AIM OF THE TASK ::
Would you repeat the listing exactly but omit every picture?

* * * * * * * * *

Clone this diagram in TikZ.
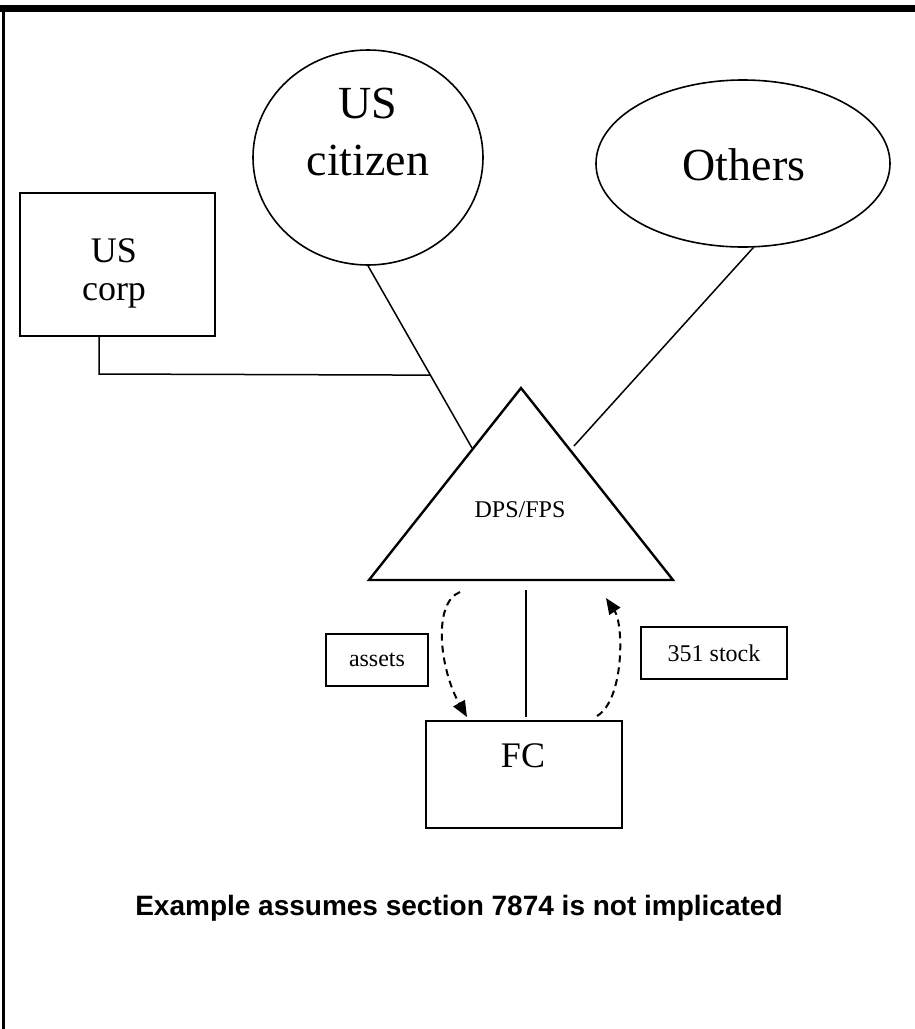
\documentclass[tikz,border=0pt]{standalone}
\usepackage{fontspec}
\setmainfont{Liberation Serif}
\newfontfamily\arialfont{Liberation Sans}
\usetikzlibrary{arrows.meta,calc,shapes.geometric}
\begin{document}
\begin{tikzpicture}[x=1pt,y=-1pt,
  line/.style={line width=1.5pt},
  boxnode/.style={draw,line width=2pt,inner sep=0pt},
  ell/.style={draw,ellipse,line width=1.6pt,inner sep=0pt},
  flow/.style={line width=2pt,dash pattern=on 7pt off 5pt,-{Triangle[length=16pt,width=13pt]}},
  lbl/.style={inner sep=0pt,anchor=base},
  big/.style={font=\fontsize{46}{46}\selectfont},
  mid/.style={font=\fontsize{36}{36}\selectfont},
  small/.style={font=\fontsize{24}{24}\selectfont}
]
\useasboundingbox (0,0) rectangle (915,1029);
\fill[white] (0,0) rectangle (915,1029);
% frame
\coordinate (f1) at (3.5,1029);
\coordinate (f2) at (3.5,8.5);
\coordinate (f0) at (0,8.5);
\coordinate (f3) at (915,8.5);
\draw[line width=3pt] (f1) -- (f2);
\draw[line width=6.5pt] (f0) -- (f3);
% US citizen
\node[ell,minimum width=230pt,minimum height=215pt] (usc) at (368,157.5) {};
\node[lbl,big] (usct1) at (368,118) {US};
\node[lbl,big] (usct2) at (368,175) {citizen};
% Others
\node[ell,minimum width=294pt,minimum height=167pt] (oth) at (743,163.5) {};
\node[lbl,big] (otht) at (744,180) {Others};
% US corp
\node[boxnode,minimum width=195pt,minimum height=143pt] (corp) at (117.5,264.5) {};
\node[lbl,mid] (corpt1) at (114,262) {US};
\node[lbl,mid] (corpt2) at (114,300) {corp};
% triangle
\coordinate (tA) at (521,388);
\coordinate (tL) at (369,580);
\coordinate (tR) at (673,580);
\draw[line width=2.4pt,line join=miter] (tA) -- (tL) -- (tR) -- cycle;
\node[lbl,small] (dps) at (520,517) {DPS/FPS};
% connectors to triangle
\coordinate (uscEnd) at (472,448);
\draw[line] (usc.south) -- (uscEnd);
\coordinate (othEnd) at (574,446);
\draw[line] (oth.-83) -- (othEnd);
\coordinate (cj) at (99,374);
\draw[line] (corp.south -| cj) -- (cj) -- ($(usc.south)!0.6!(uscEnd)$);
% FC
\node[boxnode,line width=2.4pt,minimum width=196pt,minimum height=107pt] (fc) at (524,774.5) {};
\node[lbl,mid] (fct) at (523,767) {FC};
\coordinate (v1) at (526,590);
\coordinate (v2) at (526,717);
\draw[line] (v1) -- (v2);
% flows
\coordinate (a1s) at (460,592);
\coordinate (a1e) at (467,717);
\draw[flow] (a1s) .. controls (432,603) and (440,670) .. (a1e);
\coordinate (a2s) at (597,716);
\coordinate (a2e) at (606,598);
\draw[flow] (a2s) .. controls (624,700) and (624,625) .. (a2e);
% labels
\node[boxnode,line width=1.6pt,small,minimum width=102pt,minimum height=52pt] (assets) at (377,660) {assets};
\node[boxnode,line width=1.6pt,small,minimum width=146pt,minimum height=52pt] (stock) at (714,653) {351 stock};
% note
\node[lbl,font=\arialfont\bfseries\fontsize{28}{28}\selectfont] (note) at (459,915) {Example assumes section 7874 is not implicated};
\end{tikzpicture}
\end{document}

* * * * * * * * *

CORRECT RESPONSE ::
Clone this diagram in TikZ.
\documentclass[tikz,border=0pt]{standalone}
\usepackage{fontspec}
\setmainfont{Liberation Serif}
\newfontfamily\arialfont{Liberation Sans}
\usetikzlibrary{arrows.meta,calc,shapes.geometric}
\begin{document}
\begin{tikzpicture}[x=1pt,y=-1pt,
  line/.style={line width=1.5pt},
  boxnode/.style={draw,line width=2pt,inner sep=0pt},
  ell/.style={draw,ellipse,line width=1.6pt,inner sep=0pt},
  flow/.style={line width=2pt,dash pattern=on 7pt off 5pt,-{Triangle[length=16pt,width=13pt]}},
  lbl/.style={inner sep=0pt,anchor=base},
  big/.style={font=\fontsize{46}{46}\selectfont},
  mid/.style={font=\fontsize{36}{36}\selectfont},
  small/.style={font=\fontsize{24}{24}\selectfont}
]
\useasboundingbox (0,0) rectangle (915,1029);
\fill[white] (0,0) rectangle (915,1029);
% frame
\coordinate (f1) at (3.5,1029);
\coordinate (f2) at (3.5,8.5);
\coordinate (f0) at (0,8.5);
\coordinate (f3) at (915,8.5);
\draw[line width=3pt] (f1) -- (f2);
\draw[line width=6.5pt] (f0) -- (f3);
% US citizen
\node[ell,minimum width=230pt,minimum height=215pt] (usc) at (368,157.5) {};
\node[lbl,big] (usct1) at (368,118) {US};
\node[lbl,big] (usct2) at (368,175) {citizen};
% Others
\node[ell,minimum width=294pt,minimum height=167pt] (oth) at (743,163.5) {};
\node[lbl,big] (otht) at (744,180) {Others};
% US corp
\node[boxnode,minimum width=195pt,minimum height=143pt] (corp) at (117.5,264.5) {};
\node[lbl,mid] (corpt1) at (114,262) {US};
\node[lbl,mid] (corpt2) at (114,300) {corp};
% triangle
\coordinate (tA) at (521,388);
\coordinate (tL) at (369,580);
\coordinate (tR) at (673,580);
\draw[line width=2.4pt,line join=miter] (tA) -- (tL) -- (tR) -- cycle;
\node[lbl,small] (dps) at (520,517) {DPS/FPS};
% connectors to triangle
\coordinate (uscEnd) at (472,448);
\draw[line] (usc.south) -- (uscEnd);
\coordinate (othEnd) at (574,446);
\draw[line] (oth.-83) -- (othEnd);
\coordinate (cj) at (99,374);
\draw[line] (corp.south -| cj) -- (cj) -- ($(usc.south)!0.6!(uscEnd)$);
% FC
\node[boxnode,line width=2.4pt,minimum width=196pt,minimum height=107pt] (fc) at (524,774.5) {};
\node[lbl,mid] (fct) at (523,767) {FC};
\coordinate (v1) at (526,590);
\coordinate (v2) at (526,717);
\draw[line] (v1) -- (v2);
% flows
\coordinate (a1s) at (460,592);
\coordinate (a1e) at (467,717);
\draw[flow] (a1s) .. controls (432,603) and (440,670) .. (a1e);
\coordinate (a2s) at (597,716);
\coordinate (a2e) at (606,598);
\draw[flow] (a2s) .. controls (624,700) and (624,625) .. (a2e);
% labels
\node[boxnode,line width=1.6pt,small,minimum width=102pt,minimum height=52pt] (assets) at (377,660) {assets};
\node[boxnode,line width=1.6pt,small,minimum width=146pt,minimum height=52pt] (stock) at (714,653) {351 stock};
% note
\node[lbl,font=\arialfont\bfseries\fontsize{28}{28}\selectfont] (note) at (459,915) {Example assumes section 7874 is not implicated};
\end{tikzpicture}
\end{document}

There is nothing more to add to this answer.